Health looms large in political dialogue

From local governments to the White House race, healthcare is once again on all politicians' lips

From local governments to the White House race, healthcare is once again on all politicians' lips

Healthcare, it seems, is in vogue again as a political theme. The last time this was the case was way back in 1994, when then-first lady Hillary Clinton was recovering from the collapse of her comprehensive healthcare package. Sixteen years later and Sen. Clinton (D-NY) is still involved, albeit in circumstances far different than that last go-round.

This time there may be the political will to get something done, and, given the communications ramping up on both sides of the aisle, it stands to be among the most important domestic issues discussed during the presidential campaign.

Nine out of ten Americans said they want healthcare reform in a recent UPI/Zogby poll, though they were divided over the details. And a majority of respondents in a New York Times/CBS poll said that the government should guarantee health insurance to every American. They were even willing to pay up to $500 in extra taxes each year to see it happen.

Clinton, Sen. Barack Obama (D-IL), and John Edwards - the three major Democratic candidates for President - have already proposed some form of universal healthcare, though details have been scarce. Republicans, too, are talking healthcare, though not yet with the same urgency as the opposition. But Sen. John McCain (R-AZ) has promised to insure the 11 million uninsured children in this country should he be elected.

Moderate proposals reaching across the political spectrum, and incorporating both government and private-sector reform, have been mentioned with increasing regularity. And most surprisingly, the term "universal healthcare" has lost the negative connotation that dogged it for much of the past three decades.

"I always thought the term got a bad rap," says Anne Woodbury, SVP of Fleishman-Hillard's Health Solutions Navigator business. "It has lost its 'big bureaucracy, top-down' connotation."

Frustrated that the federal government won't act, states have increasingly been upping the ante, most notably a recent proposal in California and one already enacted in Massachusetts (a program passed under then-Gov. Mitt Romney, who is now a Republican candidate for the White House). Most strikingly, healthcare for all is no
longer a single party's creed.

"It's a kitchen-table issue that politicians are tapping into right now and action in the states is creating momentum for a national debate," says Larry Levitt, VP for the Kaiser Family Health Foundation. "You had Romney successfully pass a plan and [Gov.] Schwarzenegger (R-CA) making [it a] high priority. People still trust Democrats more on the issue, but to the extent Republican candidates begin to talk about it, the gap could certainly narrow."

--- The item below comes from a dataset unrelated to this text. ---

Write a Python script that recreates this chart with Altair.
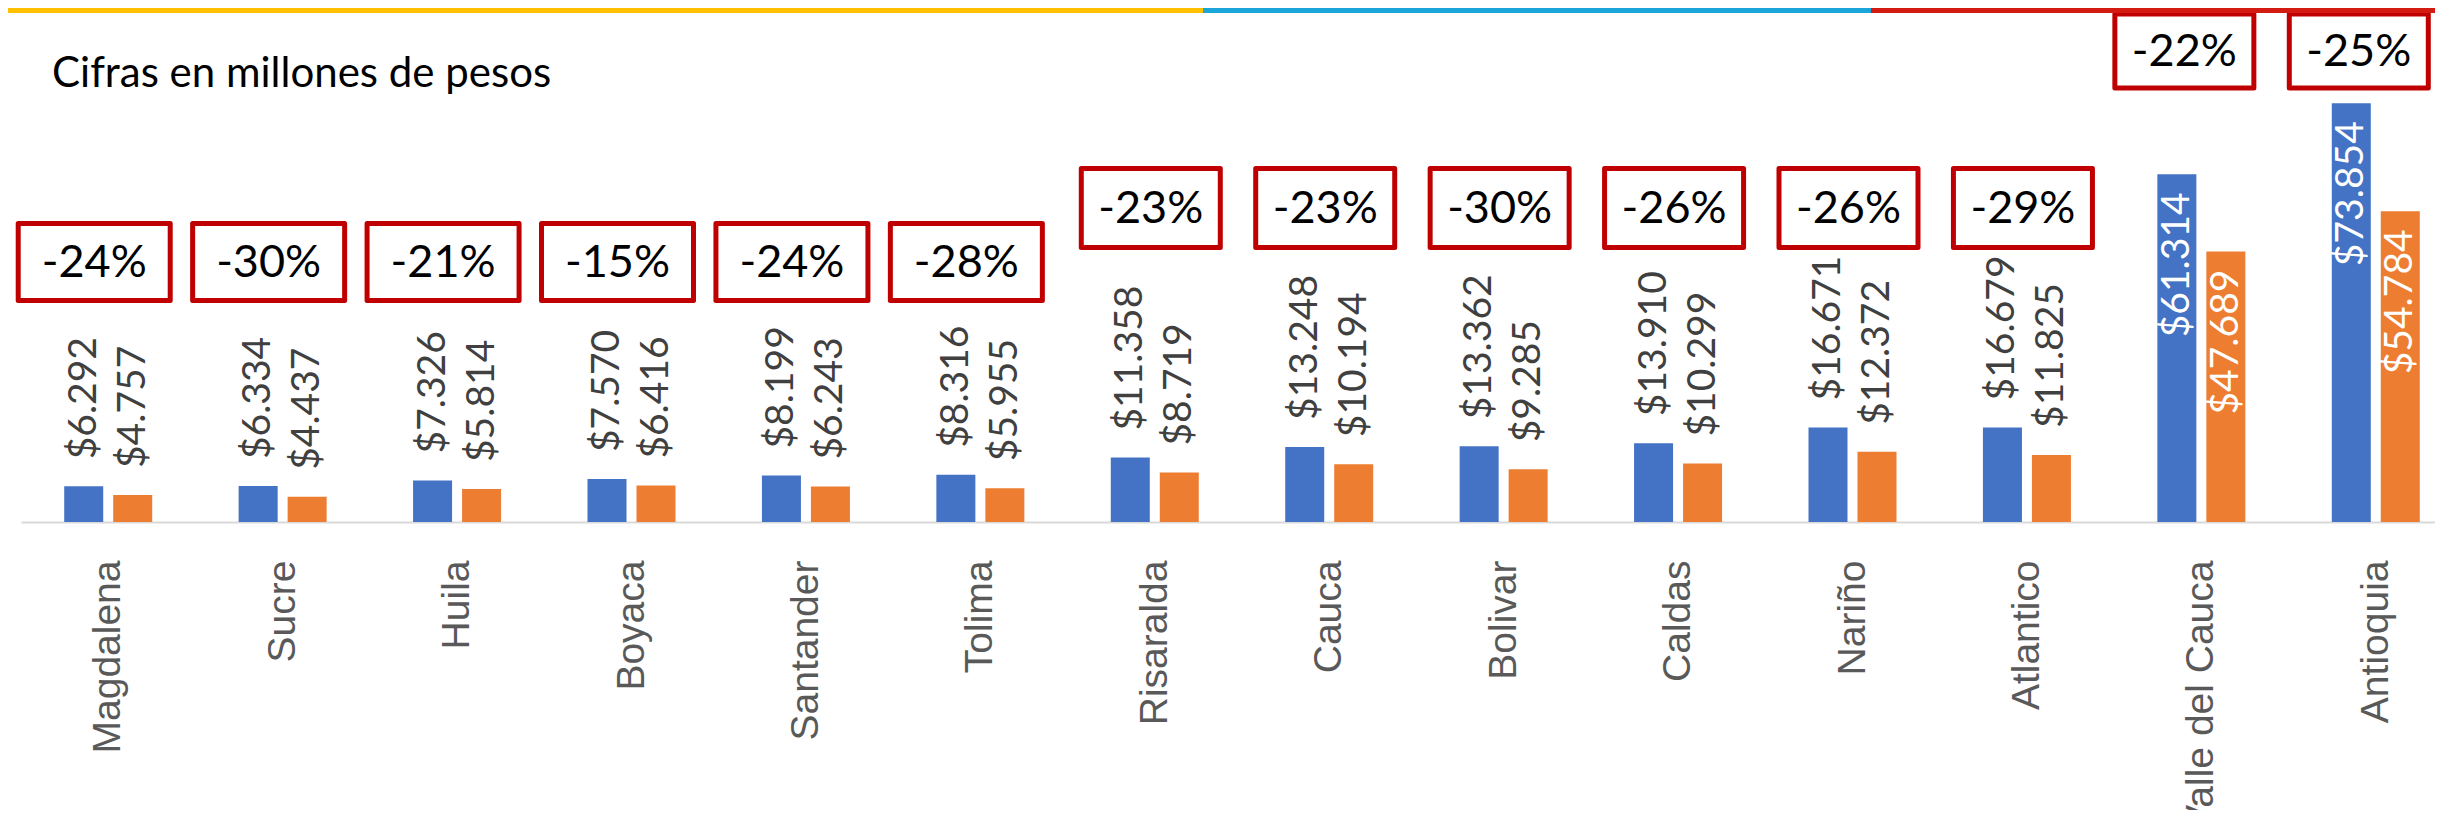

"The cost of healthcare is what's driving things," agrees Bonnie Muheim, SVP at Spectrum Science Communications. "It's safe to say that healthcare will be right at the top of the policy agenda. The movement is afoot to get the uninsured covered. With regard to healthcare reform, we're seeing a much more bipartisan approach."

Muheim's firm has exhibited that very bipartisan approach. In 2005, it hosted a series of events with former Sen. John Breaux (D-LA) called "Ceasefire on Health Care." The events brought together prominent policy-makers from both sides of the debate - one featured Clinton and former House speaker Newt Gingrich - to discuss areas of healthcare reform in which the two sides could concur.

Woodbury agrees that the time is ripe for politicians to find common ground on the issue, and communicate it. "I think you see a lot more strange bedfellows than you did previously," she says, pointing to the alliance of members of Congress who have backed a renewal of the popular State Children's Health Insurance Program.

Levitt says he expects speaking to this issue to increase as campaigns hit full stride. With Democrats no longer able to count on a huge advantage when it comes to the issue, and voters ready for reform, the domestic policy debate is likely to be dominated by it. And whoever communicates the best plan might just win the White House.